Foi através desta paixão que decidiu investir na sua formação e avançar para a realização de um mestrado na ESSAlcoitão e escolher uma área para a sua tese, que tinha já identificado como uma falha a nível nacional, e que era precisamente, a integração de fisioterapeutas em equipas multidisciplinares.

Foram mais de dois anos e meio de trabalho em que “quis saber por que estava vedado a nossa intervenção na emergência médica, nas catástrofes e, consequentemente, na ação humanitária. O que poderia estar a faltar na formação académica dos fisioterapeutas era uma das questões, outra era perceber até que ponto fazia sentido investir nesta formação para que pudéssemos fazer parte destas realidades. E fomos fazer um estudo sobre o que se passava nos outros países: no final, percebemos que o que faz falta é um outro conceito sobre a Fisioterapia, como ciência autónoma e com competências próprias para ser uma profissão também autónoma.”

Aliás, é desta tese que sai a ideia de se passar à criação da pós-graduação já considerada pioneira. Mas, explica, “não se trata de querermos trabalhar sozinhos, nem de substituir nenhum outro profissional, o que queremos é autonomia na nossa prática e ser parte integrante das equipas multidisciplinares, porque temos um contributo a dar que tem vindo a ser evidenciado e demonstrado pela própria OMS”.

Por exemplo, “neste momento, já não se ouve falar de covid-19, mas os fisioterapeutas continuam a trabalhar diariamente com estes doentes, dado o impacto das sequelas”. Só por isto “o fisioterapeuta deveria ter lugar na situação emergente, porque pode identificar situações e propor intervenções”.

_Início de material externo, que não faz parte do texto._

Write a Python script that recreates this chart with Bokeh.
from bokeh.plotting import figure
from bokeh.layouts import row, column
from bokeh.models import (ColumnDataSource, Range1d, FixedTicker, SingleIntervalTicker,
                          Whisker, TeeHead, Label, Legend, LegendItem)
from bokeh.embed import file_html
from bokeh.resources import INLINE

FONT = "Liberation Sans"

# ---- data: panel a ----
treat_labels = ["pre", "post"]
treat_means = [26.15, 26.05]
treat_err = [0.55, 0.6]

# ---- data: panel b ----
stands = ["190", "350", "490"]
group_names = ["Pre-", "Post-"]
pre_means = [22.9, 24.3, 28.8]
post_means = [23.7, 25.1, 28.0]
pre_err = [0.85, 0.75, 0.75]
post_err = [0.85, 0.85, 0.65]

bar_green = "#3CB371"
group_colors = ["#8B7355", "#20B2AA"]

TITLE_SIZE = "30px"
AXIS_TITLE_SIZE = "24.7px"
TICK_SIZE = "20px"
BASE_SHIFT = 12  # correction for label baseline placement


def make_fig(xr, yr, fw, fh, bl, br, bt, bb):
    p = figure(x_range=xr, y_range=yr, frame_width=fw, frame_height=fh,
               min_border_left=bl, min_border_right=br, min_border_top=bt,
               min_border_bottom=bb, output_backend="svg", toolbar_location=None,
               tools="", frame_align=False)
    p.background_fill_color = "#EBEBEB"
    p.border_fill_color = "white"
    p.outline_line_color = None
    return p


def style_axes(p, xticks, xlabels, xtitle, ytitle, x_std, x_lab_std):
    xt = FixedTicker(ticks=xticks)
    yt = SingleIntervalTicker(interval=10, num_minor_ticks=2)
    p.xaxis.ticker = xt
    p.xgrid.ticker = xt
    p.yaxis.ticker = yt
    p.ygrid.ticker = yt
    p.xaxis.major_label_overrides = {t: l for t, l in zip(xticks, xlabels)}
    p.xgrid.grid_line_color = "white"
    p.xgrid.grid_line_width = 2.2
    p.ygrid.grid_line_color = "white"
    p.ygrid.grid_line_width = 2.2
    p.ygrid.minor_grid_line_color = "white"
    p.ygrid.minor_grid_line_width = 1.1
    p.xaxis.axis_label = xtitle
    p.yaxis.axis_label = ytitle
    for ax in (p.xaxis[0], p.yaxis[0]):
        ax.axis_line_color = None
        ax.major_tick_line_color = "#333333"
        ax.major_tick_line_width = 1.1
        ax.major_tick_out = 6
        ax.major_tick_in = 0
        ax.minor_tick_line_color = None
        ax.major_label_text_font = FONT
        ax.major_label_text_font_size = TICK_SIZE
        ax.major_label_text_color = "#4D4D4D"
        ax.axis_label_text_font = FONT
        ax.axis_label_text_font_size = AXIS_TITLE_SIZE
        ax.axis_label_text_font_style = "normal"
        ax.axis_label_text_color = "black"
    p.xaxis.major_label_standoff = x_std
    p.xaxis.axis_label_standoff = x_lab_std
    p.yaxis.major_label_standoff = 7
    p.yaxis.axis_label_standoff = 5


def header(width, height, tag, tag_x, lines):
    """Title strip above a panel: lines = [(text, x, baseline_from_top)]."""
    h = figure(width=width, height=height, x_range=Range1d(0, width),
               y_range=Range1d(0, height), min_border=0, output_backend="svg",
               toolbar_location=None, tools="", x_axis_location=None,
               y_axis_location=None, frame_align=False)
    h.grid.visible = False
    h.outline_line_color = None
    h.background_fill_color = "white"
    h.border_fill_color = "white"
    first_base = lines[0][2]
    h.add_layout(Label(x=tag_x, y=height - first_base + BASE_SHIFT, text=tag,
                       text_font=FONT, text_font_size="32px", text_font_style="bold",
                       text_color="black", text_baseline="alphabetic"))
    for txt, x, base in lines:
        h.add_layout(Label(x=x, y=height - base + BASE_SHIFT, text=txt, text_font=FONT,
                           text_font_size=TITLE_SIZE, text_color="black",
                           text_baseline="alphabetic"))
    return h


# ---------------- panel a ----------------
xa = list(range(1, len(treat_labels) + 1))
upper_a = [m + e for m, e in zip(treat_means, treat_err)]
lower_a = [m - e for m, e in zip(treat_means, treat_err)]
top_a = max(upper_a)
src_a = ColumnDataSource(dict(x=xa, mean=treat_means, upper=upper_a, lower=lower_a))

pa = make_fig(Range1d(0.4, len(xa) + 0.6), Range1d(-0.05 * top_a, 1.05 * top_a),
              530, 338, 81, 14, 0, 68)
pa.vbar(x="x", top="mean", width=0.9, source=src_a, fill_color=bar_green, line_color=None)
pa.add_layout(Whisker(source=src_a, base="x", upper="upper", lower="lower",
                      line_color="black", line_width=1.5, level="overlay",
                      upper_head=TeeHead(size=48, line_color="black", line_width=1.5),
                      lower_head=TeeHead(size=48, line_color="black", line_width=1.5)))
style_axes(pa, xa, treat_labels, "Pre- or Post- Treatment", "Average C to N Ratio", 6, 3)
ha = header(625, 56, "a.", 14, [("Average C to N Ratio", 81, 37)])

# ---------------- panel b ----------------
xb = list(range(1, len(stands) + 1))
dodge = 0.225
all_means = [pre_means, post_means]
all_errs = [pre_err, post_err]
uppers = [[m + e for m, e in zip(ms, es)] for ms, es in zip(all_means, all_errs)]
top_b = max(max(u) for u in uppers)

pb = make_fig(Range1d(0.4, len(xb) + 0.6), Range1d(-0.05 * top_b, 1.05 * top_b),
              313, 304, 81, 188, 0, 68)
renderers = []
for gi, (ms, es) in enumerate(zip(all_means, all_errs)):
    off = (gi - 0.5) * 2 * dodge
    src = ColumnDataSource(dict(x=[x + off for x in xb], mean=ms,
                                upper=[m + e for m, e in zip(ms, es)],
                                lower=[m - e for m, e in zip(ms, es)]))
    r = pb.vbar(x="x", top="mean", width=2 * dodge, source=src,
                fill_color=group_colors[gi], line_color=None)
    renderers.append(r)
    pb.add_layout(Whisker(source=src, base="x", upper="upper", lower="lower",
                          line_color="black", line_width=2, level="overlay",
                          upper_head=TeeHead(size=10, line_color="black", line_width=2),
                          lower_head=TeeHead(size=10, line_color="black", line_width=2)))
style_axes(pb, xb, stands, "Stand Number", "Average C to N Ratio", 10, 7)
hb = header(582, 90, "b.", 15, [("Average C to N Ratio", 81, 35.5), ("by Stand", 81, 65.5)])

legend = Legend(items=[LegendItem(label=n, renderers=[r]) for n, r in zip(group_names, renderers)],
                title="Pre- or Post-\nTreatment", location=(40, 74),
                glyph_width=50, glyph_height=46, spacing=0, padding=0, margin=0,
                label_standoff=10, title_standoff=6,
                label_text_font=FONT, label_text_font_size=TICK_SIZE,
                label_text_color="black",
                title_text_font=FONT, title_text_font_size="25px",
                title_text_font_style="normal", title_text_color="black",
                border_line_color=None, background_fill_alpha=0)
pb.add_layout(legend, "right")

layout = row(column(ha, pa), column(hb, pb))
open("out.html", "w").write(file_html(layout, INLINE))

Outro contributo que Carla Gentil Homem destaca como evidente é na área do Desporto. “Já se percebeu que é extremamente importante o contributo do fisioterapeuta na melhoria da performance de um atleta, quer seja pela diminuição de lesões ou pela recuperação precoce destas”, dizendo mesmo, em tom de brincadeira: “O Cristiano Ronaldo não vai de férias sem o seu fisioterapeuta. E no Reino Unido, quando um jogador de futebol vai ao chão o primeiro a entrar no relvado é o fisioterapeuta”, afirma.

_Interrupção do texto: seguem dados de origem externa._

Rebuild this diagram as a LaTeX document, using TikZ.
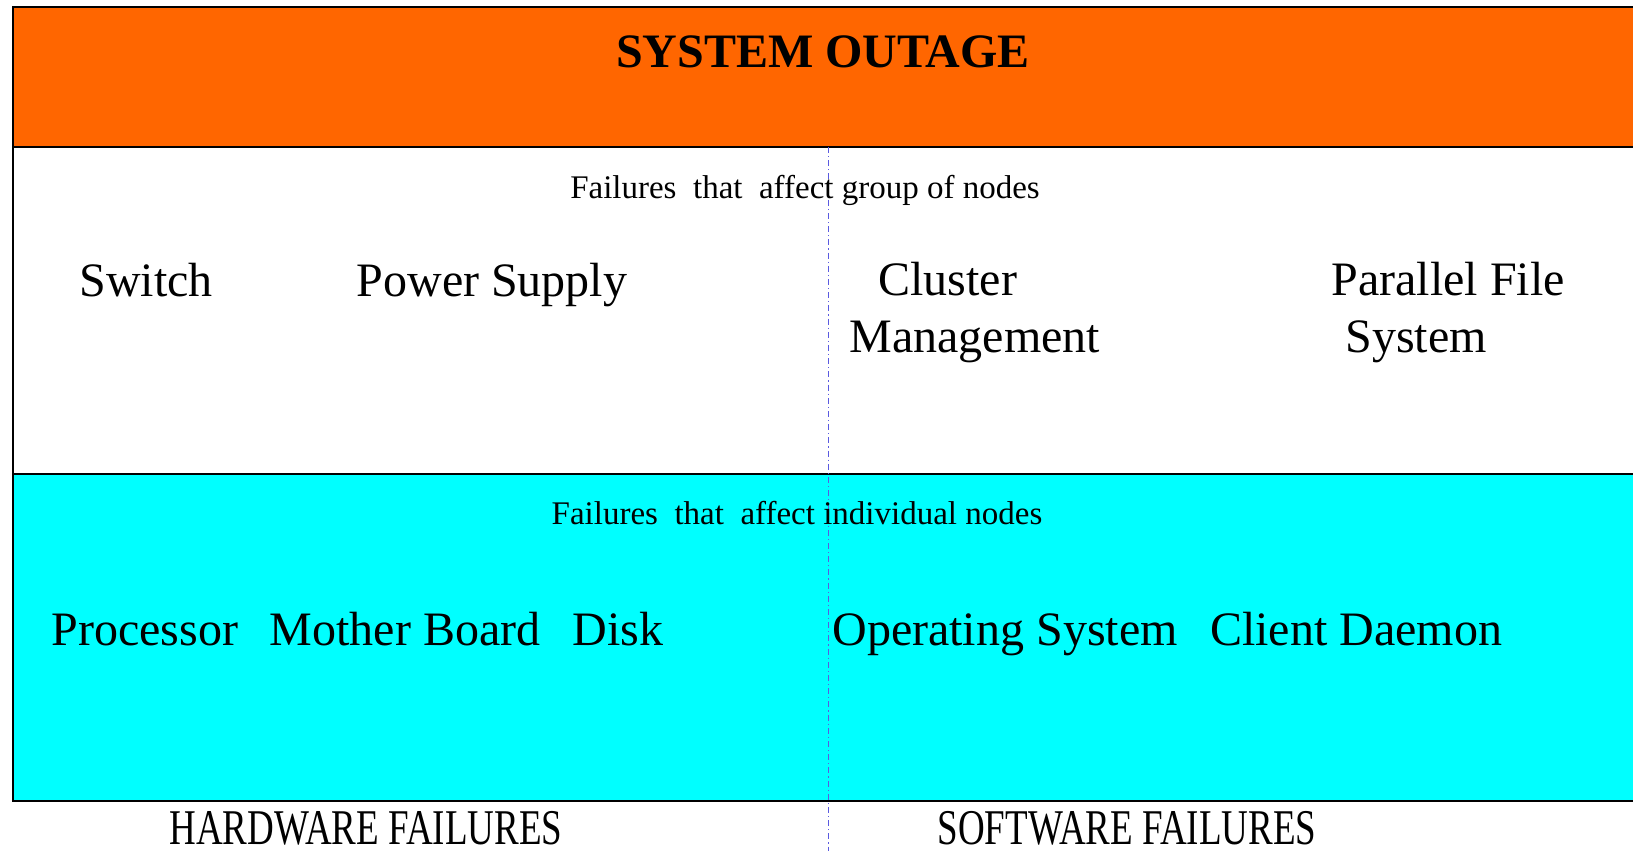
\documentclass[tikz,border=0pt]{standalone}
\usepackage{fontspec}
\setmainfont{Liberation Serif}
\usepackage{xcolor}
\usetikzlibrary{positioning}
\definecolor{outage}{HTML}{FF6600}
\definecolor{nodeband}{HTML}{00FFFF}
\definecolor{divider}{HTML}{5A5AE0}

\begin{document}
\begin{tikzpicture}[x=0.5pt, y=-0.5pt,
  band/.style={draw=black, line width=1pt},
  item/.style={font=\fontsize{24}{28.5}\selectfont, inner sep=0pt, anchor=base},
  caption/.style={font=\fontsize{16.5}{19}\selectfont, inner sep=0pt, anchor=base},
  class/.style={font=\fontsize{25}{30}\selectfont, inner sep=0pt, anchor=base, xscale=0.74}
]
\useasboundingbox (0,0) rectangle (1633,851);

% three horizontal bands, running off the right edge
\fill[outage]   (13,7)   rectangle (1640,147);
\fill[nodeband] (13,474) rectangle (1640,801);
\draw[band] (1640,7) -- (13,7) -- (13,801) -- (1640,801);
\draw[band] (13,147) -- (1640,147);
\draw[band] (13,474) -- (1640,474);

% hardware / software split
\coordinate (split top) at (828,147);
\coordinate (split bot) at (828,851);
\draw[divider, line width=0.4pt, dash pattern=on 3pt off 1.5pt on 0.6pt off 1.5pt] (split top) -- (split bot);

\node[font=\fontsize{24}{28}\selectfont\bfseries, inner sep=0pt, anchor=base] (title) at (823,67) {SYSTEM OUTAGE};

% failures of groups of nodes
\node[caption] (group) at (805,198) {Failures\ \ that\ \ affect\ group\ of\ nodes};
\node[item] (switch) at (146,296) {Switch};
\node[item] (power)  at (492,296) {Power Supply};
\node[item, align=left, anchor=north west] (cms) at (849,262) {\hspace*{14.5pt}Cluster\\Management};
\node[item, align=left, anchor=north west] (pfs) at (1331,262) {Parallel\ File\\\hspace*{7pt}System};

% failures of single nodes
\node[caption] (single) at (797,524) {Failures\ \ that\ \ affect\ individual\ nodes};
\node[item] (cpu)    at (145,645)  {Processor};
\node[item] (board)  at (405,645)  {Mother Board};
\node[item] (disk)   at (618,645)  {Disk};
\node[item] (os)     at (1005,645) {Operating System};
\node[item] (daemon) at (1356,645) {Client Daemon};

\node[class] (hw) at (366,844)  {HARDWARE FAILURES};
\node[class] (sw) at (1127,844) {SOFTWARE FAILURES};
\end{tikzpicture}
\end{document}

Em Portugal, ainda não é assim, no Desporto, nas unidades de saúde, ou nos Serviços de Urgência, o que para Carla Gentil Homem “teria muitas vantagens e menos custos na recuperação dos doentes e para o sistema. Podíamos estar a apoiar a área da Ortopedia, por exemplo”. Mas não só.

“Quantas vezes nos centros em que trabalho recebemos telefonemas de familiares de doentes vítimas de AVC a dizer que este vai ter alta e que precisa de cuidados de fisioterapia. E nós temos de explicar que primeiro tem de ir ao médico de família, pedir uma credencial, depois a uma consulta de Fisiatria no hospital e só depois chega aos cuidados de fisioterapia. Quando o doente começa a fazer a sua recuperação já perdemos muito tempo e isto tem os seus custos para o doente e para o sistema.”

Carla Gentil diz ao DN que há cerca de 13 mil profissionais inscritos na Ordem dos Fisioterapeutas, mas, destes, só 1200 estão no Serviço Nacional de Saúde e isto “também deveria mudar para o bem dos doentes e para a redução de custos e de tempos de espera no acesso a cuidados de saúde”.
A técnica, que diz que nunca irá desistir desta sua paixão, reconhece que “a Fisioterapia é uma profissão recente, a nossa ordem existe apenas desde 2019. Até aqui era preciso regulamentar a profissão para que ficasse bem definido o ato do fisioterapeuta, mas os passos seguintes têm de ser no sentido de defender a profissão junto de quem de direito e de nos fazermos ouvir como um contributo positivo para a melhoria das condições de saúde”.